-- Start DATA SHOWN --

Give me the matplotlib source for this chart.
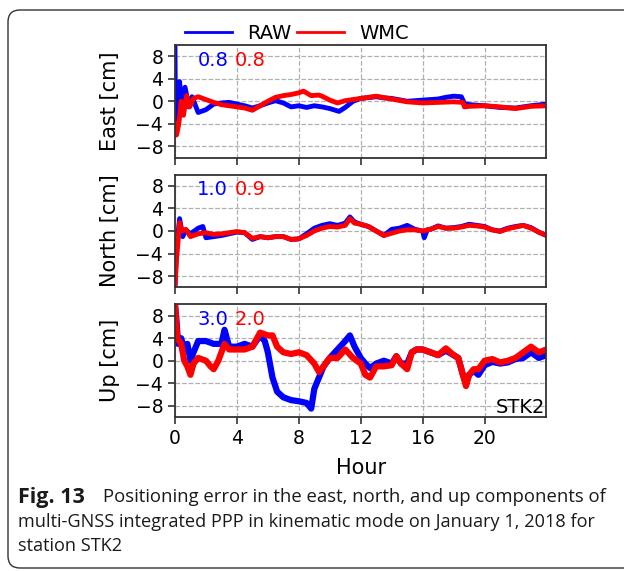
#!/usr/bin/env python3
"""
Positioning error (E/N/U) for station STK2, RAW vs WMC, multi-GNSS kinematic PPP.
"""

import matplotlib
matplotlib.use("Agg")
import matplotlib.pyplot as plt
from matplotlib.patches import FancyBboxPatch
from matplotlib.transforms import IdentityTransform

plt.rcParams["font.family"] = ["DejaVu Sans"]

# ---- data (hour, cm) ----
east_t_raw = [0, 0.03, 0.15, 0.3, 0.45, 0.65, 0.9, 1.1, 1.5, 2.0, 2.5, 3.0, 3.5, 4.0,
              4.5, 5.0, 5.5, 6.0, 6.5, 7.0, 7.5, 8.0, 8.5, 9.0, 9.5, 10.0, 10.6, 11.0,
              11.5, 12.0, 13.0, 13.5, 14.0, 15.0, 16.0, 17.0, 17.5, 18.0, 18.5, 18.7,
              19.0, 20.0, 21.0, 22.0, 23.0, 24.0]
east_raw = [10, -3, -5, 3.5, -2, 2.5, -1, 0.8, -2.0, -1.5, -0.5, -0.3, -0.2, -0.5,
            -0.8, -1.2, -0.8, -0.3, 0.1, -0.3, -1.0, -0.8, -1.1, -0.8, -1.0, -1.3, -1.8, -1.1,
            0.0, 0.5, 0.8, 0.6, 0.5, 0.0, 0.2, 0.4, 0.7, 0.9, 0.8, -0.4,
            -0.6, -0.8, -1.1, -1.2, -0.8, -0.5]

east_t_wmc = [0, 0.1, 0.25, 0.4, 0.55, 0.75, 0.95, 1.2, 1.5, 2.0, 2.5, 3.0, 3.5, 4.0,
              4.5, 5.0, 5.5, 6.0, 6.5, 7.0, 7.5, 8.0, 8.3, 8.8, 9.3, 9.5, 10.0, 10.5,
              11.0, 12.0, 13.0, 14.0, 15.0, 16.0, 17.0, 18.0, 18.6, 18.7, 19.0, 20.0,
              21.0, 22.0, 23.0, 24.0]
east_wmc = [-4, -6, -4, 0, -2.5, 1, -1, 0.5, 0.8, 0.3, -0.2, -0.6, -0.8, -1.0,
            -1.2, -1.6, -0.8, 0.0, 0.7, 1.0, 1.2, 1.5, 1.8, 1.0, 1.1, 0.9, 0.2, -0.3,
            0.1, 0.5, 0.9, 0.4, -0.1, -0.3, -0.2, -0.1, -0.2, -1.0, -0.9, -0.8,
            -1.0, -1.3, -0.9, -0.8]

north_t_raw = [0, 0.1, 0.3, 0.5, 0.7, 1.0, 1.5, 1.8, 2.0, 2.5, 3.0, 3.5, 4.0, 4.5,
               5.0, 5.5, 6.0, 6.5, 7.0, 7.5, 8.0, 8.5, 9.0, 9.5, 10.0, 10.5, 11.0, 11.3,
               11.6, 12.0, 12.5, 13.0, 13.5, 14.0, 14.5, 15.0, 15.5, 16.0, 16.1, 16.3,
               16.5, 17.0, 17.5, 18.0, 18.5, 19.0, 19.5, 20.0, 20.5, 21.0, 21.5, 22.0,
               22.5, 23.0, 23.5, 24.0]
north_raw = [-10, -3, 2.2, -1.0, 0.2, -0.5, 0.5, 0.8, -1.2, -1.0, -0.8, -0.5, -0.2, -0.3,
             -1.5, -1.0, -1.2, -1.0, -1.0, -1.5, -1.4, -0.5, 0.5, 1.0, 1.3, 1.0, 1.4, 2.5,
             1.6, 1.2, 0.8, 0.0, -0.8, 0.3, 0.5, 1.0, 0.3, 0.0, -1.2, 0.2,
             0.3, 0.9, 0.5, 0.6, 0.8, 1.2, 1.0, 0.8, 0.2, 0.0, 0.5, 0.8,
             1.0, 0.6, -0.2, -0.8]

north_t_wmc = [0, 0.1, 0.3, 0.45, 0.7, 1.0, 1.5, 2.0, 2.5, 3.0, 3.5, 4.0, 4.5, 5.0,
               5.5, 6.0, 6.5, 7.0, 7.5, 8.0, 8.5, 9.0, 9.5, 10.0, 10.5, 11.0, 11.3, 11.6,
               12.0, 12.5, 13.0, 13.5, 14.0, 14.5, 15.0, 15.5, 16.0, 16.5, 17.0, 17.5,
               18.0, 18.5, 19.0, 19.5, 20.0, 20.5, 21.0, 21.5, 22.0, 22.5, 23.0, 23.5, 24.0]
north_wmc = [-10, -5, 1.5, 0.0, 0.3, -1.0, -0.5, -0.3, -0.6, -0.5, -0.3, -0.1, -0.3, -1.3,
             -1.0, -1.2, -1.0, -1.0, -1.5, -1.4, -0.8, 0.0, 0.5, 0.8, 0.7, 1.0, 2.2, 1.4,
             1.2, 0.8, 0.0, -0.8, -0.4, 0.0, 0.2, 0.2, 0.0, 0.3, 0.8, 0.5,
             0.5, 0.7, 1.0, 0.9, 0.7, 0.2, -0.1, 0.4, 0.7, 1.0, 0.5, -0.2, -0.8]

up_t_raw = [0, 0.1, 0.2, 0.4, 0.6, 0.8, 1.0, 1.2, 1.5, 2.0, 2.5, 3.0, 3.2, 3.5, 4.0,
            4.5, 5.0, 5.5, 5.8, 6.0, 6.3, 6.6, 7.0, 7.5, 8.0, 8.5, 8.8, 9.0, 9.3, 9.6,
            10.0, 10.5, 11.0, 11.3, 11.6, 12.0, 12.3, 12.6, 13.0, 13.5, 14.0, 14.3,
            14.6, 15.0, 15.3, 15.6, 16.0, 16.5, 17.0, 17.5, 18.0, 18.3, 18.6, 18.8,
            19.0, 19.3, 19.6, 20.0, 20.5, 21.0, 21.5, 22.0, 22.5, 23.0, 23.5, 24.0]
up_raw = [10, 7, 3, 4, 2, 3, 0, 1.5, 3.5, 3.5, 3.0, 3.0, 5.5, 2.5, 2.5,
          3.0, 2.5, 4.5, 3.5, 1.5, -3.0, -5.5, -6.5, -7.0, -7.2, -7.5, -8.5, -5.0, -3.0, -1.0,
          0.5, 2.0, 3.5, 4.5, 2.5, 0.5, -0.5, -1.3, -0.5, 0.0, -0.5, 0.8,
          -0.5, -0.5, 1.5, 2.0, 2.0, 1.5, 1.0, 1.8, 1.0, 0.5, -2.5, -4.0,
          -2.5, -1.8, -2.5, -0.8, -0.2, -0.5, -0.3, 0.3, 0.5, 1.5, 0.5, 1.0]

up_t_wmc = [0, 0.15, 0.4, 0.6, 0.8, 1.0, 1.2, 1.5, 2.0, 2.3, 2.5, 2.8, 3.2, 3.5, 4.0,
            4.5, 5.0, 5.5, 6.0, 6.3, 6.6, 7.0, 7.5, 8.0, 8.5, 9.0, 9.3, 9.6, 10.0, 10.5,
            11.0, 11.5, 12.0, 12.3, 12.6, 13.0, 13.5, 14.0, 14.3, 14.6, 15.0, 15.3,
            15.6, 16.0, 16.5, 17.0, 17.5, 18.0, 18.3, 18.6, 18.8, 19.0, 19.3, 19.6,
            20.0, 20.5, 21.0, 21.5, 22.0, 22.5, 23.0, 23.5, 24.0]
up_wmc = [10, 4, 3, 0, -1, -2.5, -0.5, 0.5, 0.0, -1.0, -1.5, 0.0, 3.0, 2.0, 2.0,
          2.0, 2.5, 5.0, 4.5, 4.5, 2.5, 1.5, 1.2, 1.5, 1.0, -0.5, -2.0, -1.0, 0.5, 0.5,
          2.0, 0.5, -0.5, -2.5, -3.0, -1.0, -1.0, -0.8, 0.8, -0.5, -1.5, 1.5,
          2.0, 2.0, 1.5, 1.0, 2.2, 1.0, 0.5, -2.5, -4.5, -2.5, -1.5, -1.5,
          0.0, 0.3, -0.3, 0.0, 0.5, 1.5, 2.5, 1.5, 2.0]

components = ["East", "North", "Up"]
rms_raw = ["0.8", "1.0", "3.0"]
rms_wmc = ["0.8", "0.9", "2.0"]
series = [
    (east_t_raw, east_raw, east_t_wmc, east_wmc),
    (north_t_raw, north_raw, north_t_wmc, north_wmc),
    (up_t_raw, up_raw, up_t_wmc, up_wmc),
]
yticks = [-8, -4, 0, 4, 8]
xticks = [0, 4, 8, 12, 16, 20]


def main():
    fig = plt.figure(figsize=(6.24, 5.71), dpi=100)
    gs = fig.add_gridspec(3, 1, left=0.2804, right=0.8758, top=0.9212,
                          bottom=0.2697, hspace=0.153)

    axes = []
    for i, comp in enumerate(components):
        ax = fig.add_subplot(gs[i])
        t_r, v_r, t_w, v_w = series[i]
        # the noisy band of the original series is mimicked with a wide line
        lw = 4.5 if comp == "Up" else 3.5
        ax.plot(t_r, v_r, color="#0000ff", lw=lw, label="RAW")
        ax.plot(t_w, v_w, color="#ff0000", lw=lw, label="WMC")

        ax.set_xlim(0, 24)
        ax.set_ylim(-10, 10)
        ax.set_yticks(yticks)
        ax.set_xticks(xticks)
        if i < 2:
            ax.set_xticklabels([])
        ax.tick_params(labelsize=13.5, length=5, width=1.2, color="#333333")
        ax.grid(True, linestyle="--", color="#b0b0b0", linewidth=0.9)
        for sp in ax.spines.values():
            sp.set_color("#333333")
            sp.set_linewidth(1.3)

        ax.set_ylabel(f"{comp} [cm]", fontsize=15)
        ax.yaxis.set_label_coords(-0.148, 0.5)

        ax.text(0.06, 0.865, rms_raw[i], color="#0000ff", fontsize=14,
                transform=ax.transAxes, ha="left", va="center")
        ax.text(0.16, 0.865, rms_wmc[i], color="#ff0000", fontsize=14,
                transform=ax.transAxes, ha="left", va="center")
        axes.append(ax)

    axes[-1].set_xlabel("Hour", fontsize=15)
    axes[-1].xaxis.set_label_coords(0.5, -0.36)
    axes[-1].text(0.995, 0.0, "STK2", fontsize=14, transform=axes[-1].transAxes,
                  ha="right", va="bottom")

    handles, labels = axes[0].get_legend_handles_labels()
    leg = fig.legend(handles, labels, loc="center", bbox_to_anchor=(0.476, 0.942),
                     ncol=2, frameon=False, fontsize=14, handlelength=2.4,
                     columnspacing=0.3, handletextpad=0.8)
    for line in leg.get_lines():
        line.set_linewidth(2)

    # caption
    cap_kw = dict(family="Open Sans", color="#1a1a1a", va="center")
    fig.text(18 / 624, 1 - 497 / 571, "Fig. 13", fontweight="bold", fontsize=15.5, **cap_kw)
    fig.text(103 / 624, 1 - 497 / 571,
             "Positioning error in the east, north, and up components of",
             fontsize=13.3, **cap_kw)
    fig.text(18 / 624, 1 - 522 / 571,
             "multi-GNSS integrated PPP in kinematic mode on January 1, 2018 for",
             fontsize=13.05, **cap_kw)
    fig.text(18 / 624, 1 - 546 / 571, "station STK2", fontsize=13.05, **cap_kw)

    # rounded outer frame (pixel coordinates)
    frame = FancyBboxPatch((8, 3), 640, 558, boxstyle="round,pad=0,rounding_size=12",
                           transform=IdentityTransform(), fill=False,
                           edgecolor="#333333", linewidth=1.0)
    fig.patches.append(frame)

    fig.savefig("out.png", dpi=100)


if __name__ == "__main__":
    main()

-- End DATA SHOWN --

Of the lines in the data above, how many contain the word "matplotlib"? Give only that figure.

6